Unidentified Analyst

Analyst · KeyBanc Capital. You may begin

Hi. I have couple of quick follow-ups. First one is regarding turnaround activity. Just going by the results of some of your peers, I have noticed that the traditional turnaround players, they have seen an uptick in the business, while for other players; it's been a bit mixed. So just wanted to know your thoughts based on your experience. Any thoughts as to why this discrepancy? And can you put things into perspective here?

John Hewitt

Analyst · KeyBanc Capital. You may begin

So our turnaround activity has been on an upward trend over the last few quarters, and we expect that to continue into the fall turnaround season of our fiscal 2019. The number of turnarounds and the size of the turnarounds have gotten bigger. And we're very active right now and are pretty well engaged for turnarounds into next fall and, frankly, next spring.
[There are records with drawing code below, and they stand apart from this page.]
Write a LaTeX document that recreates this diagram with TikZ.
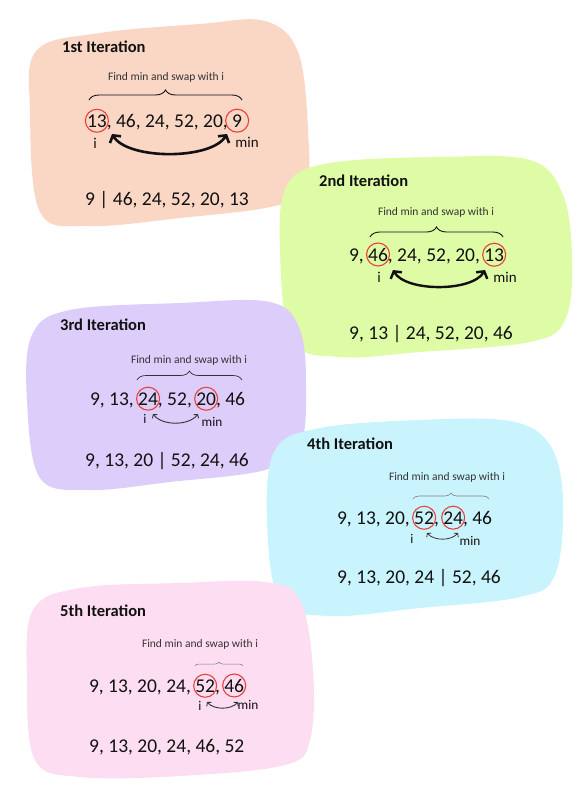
\documentclass[tikz,border=0pt]{standalone}
\usepackage{fontspec}
\setmainfont{Carlito}
\usetikzlibrary{decorations.pathreplacing,arrows.meta}
\definecolor{bA}{HTML}{FAD6C5}
\definecolor{bB}{HTML}{DEFBA6}
\definecolor{bC}{HTML}{DDCDFA}
\definecolor{bD}{HTML}{C9F4FD}
\definecolor{bE}{HTML}{FDDDF1}
\definecolor{ringred}{HTML}{E8413A}
\definecolor{ink}{HTML}{111111}
\definecolor{fmgrey}{HTML}{333333}
\newcommand{\tsp}{\ \null}
\begin{document}
\begin{tikzpicture}[x=1pt,y=-1pt,
  ttl/.style={anchor=west,inner sep=0,text=ink,font=\fontsize{16.5}{20}\selectfont\bfseries},
  seg/.style={anchor=base west,inner sep=0,outer sep=0,text=ink,font=\fontsize{19.5}{23}\selectfont},
  res/.style={anchor=base west,inner sep=0,text=ink,font=\fontsize{19.5}{23}\selectfont},
  fm/.style={inner sep=0,text=fmgrey,font=\fontsize{11.5}{14}\selectfont},
  lblA/.style={anchor=base,inner sep=0,text=ink,font=\fontsize{15}{18}\selectfont},
  lblB/.style={anchor=base,inner sep=0,text=ink,font=\fontsize{13.3}{16}\selectfont},
  ring/.style={circle,draw=ringred,line width=1.1pt,minimum size=23pt,inner sep=0},
  brc/.style={decorate,decoration={brace,amplitude=#1}},
  swapA/.style={line width=2.6pt,ink,{Straight Barb[length=5pt,width=13pt]}-{Straight Barb[length=5pt,width=13pt]}},
  swapB/.style={line width=0.9pt,fmgrey,{Straight Barb[length=2.5pt,width=6pt]}-{Straight Barb[length=2.5pt,width=6pt]}}
]
\useasboundingbox (0,0) rectangle (583,793);
\fill[white] (0,0) rectangle (583,793);

% blobs
\fill[bA] plot[smooth cycle,tension=0.6] coordinates {(30,110) (37,50) (100,33) (200,24) (265,21) (298,52) (308,130) (305,190) (270,207) (180,218) (90,226) (40,212)};
\fill[bB] plot[smooth cycle,tension=0.6] coordinates {(280,250) (287,185) (330,163) (440,157) (530,160) (563,195) (572,260) (565,320) (530,342) (420,352) (340,357) (292,340)};
\fill[bC] plot[smooth cycle,tension=0.6] coordinates {(27,400) (32,335) (70,310) (180,303) (270,302) (300,330) (306,390) (300,445) (265,470) (170,482) (90,490) (40,478)};
\fill[bD] plot[smooth cycle,tension=0.6] coordinates {(267,520) (275,450) (320,428) (420,420) (510,421) (550,445) (563,500) (555,575) (520,597) (420,608) (330,616) (280,600)};
\fill[bE] plot[smooth cycle,tension=0.6] coordinates {(27,680) (33,610) (80,588) (180,583) (265,582) (300,600) (313,670) (310,740) (285,765) (180,776) (80,777) (35,760)};

% ---------- 1st iteration
\node[ttl] (t1) at (62,47) {1st Iteration};
\node[fm] (f1) at (166,77) {Find min and swap with i};
\draw[brc=10pt,line width=0.9pt,ink] (89,100) -- (242,100);
\node[seg] (l1a) at (87,127) {13};
\node[seg] (l1b) at (l1a.base east) {, 46, 24, 52, 20,\tsp};
\node[seg] (l1c) at (l1b.base east) {9};
\node[ring] (r1a) at (l1a.center) {};
\node[ring] (r1b) at (l1c.center) {};
\node[lblA] (i1) at (95,148) {i};
\node[lblA] (m1) at (247,147) {min};
\coordinate (s1a) at (112,134);
\coordinate (s1b) at (227,134);
\draw[swapA] (s1a) .. controls (128,160) and (211,160) .. (s1b);
\node[res] (o1) at (85,205) {9 | 46, 24, 52, 20, 13};

% ---------- 2nd iteration
\node[ttl] (t2) at (319,181) {2nd Iteration};
\node[fm] (f2) at (436,212) {Find min and swap with i};
\draw[brc=10pt,line width=0.9pt,ink] (370,237) -- (503,237);
\node[seg] (l2a) at (349,261) {9,\tsp};
\node[seg] (l2b) at (l2a.base east) {46};
\node[seg] (l2c) at (l2b.base east) {, 24, 52, 20,\tsp};
\node[seg] (l2d) at (l2c.base east) {13};
\node[ring] (r2a) at (l2b.center) {};
\node[ring] (r2b) at (l2d.center) {};
\node[lblA] (i2) at (379,282) {i};
\node[lblA] (m2) at (505,282) {min};
\coordinate (s2a) at (393,270);
\coordinate (s2b) at (485,270);
\draw[swapA,line width=2.4pt] (s2a) .. controls (406,292) and (472,292) .. (s2b);
\node[res] (o2) at (349,339) {9, 13 | 24, 52, 20, 46};

% ---------- 3rd iteration
\node[ttl] (t3) at (60,325) {3rd Iteration};
\node[fm] (f3) at (189,360) {Find min and swap with i};
\draw[brc=9pt,line width=0.7pt,fmgrey] (137,380) -- (242,380);
\node[seg] (l3a) at (90,405) {9, 13,\tsp};
\node[seg] (l3b) at (l3a.base east) {24};
\node[seg] (l3c) at (l3b.base east) {, 52,\tsp};
\node[seg] (l3d) at (l3c.base east) {20};
\node[seg] (l3e) at (l3d.base east) {, 46};
\node[ring] (r3a) at (l3b.center) {};
\node[ring] (r3b) at (l3d.center) {};
\node[lblB] (i3) at (145,423) {i};
\node[lblB] (m3) at (212,426) {min};
\coordinate (s3a) at (153,414);
\coordinate (s3b) at (198,414);
\draw[swapB] (s3a) .. controls (162,426) and (189,426) .. (s3b);
\node[res] (o3) at (85,466) {9, 13, 20 | 52, 24, 46};

% ---------- 4th iteration
\node[ttl] (t4) at (307,444) {4th Iteration};
\node[fm] (f4) at (447,477) {Find min and swap with i};
\draw[brc=6pt,line width=0.6pt,gray] (413,499) -- (489,499);
\node[seg] (l4a) at (337,524) {9, 13, 20,\tsp};
\node[seg] (l4b) at (l4a.base east) {52};
\node[seg] (l4c) at (l4b.base east) {,\tsp};
\node[seg] (l4d) at (l4c.base east) {24};
\node[seg] (l4e) at (l4d.base east) {, 46};
\node[ring] (r4a) at (l4b.center) {};
\node[ring] (r4b) at (l4d.center) {};
\node[lblB] (i4) at (412,543) {i};
\node[lblB] (m4) at (470,545) {min};
\coordinate (s4a) at (427,533);
\coordinate (s4b) at (458,533);
\draw[swapB,line width=0.8pt] (s4a) .. controls (434,541) and (451,541) .. (s4b);
\node[res] (o4) at (337,583) {9, 13, 20, 24 | 52, 46};

% ---------- 5th iteration
\node[ttl] (t5) at (60,611) {5th Iteration};
\node[fm] (f5) at (200,644) {Find min and swap with i};
\draw[brc=4pt,line width=0.5pt,gray] (195,666) -- (243,666);
\node[seg] (l5a) at (89,692) {9, 13, 20, 24,\tsp};
\node[seg] (l5b) at (l5a.base east) {52};
\node[seg] (l5c) at (l5b.base east) {,\tsp};
\node[seg] (l5d) at (l5c.base east) {46};
\node[ring] (r5a) at (l5b.center) {};
\node[ring] (r5b) at (l5d.center) {};
\node[lblB] (i5) at (200,710) {i};
\node[lblB] (m5) at (248,709) {min};
\coordinate (s5a) at (207,702);
\coordinate (s5b) at (238,702);
\draw[swapB] (s5a) .. controls (214,710) and (231,710) .. (s5b);
\node[res] (o5) at (89,752) {9, 13, 20, 24, 46, 52};
\end{tikzpicture}
\end{document}
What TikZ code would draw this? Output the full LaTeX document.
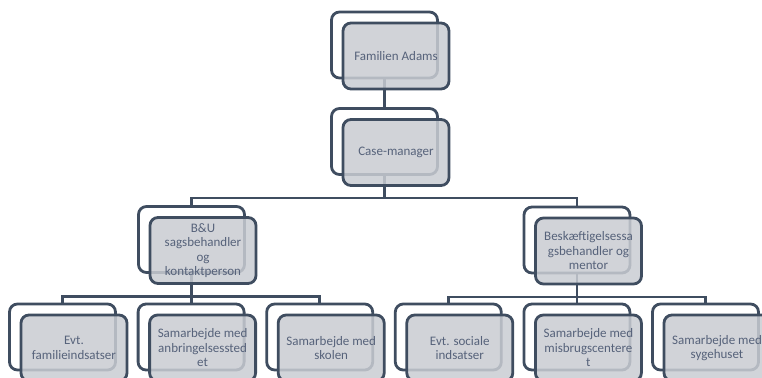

So there is strength returning there. I think there's some lot of wear and tear on our clients' systems that they have been minimizing those repairs over time. And so that is probably one of the factors, I think, that's leading to higher turnaround demand, plus the growth of off-shoring refined products from many of the key Gulf Coast refiners. Again, I think it's driving their demand to maintain their facilities and keep running.

Unidentified Analyst

Analyst · KeyBanc Capital. You may begin

All right. That's helpful. And last one on the LNG market, off late; we have seen a pickup -- a bit of a pickup in the activity levels there. I just wanted your thoughts on how Matrix is positioned to play in the next up cycle here, like the next wave of projects.

John Hewitt

Analyst · KeyBanc Capital. You may begin

Right. So we're -- we've got sort of a two-pronged approach there. So on a large scale, LNG export terminals, we see our role there as a storage tank EPC storage tank provider into either direct to a client or to EPC -- large EPC contractors that don't have a tank storage solution. On a small to mid-scale facilities, they could be peak shaving. They could be small export facilities. We have the capability and capacity to provide that project on a full EPC basis. And so that's kind of our -- that's our two-pronged approach. I think our view is that the larger-scale export facilities' starts are probably still a year to two years away. That market that global market that global demand market is struggling between long-term supply agreements and spot market agreements. And with the spot market agreement -- spot market process, they -- it kind of shuts out the developers who require a large amount of third-party financing to get those projects put in place. And I think it opens up the door for more of the blue-chip energy companies that want to expand their LNG presence globally. But I think we'll have to wait and see how the supply agreements how that market kind of settles out here over the next 18 to 24 months. But we see a lot of activity in the small-scale, mid-scale and in peak-shaving opportunities.

Operator

Operator

Thank you. And I'm showing no further questions at this time. I'd like to turn the call back to Mr. John Hewitt, President and CEO, for closing remarks.

John Hewitt

Analyst · Sidoti & Company. You may begin

Once again, thank you, everybody, for being on the call today and for being shareholders and certainly, to our employees, who are doing a great job out there to help build that backlog that we're enjoying today. So thanks, everybody. I look forward to talking to you in the next quarter.

Operator

Operator

Ladies and gentlemen, thank you for participating in today's conference. This does conclude the program, and you may all disconnect. Everyone, have a great day.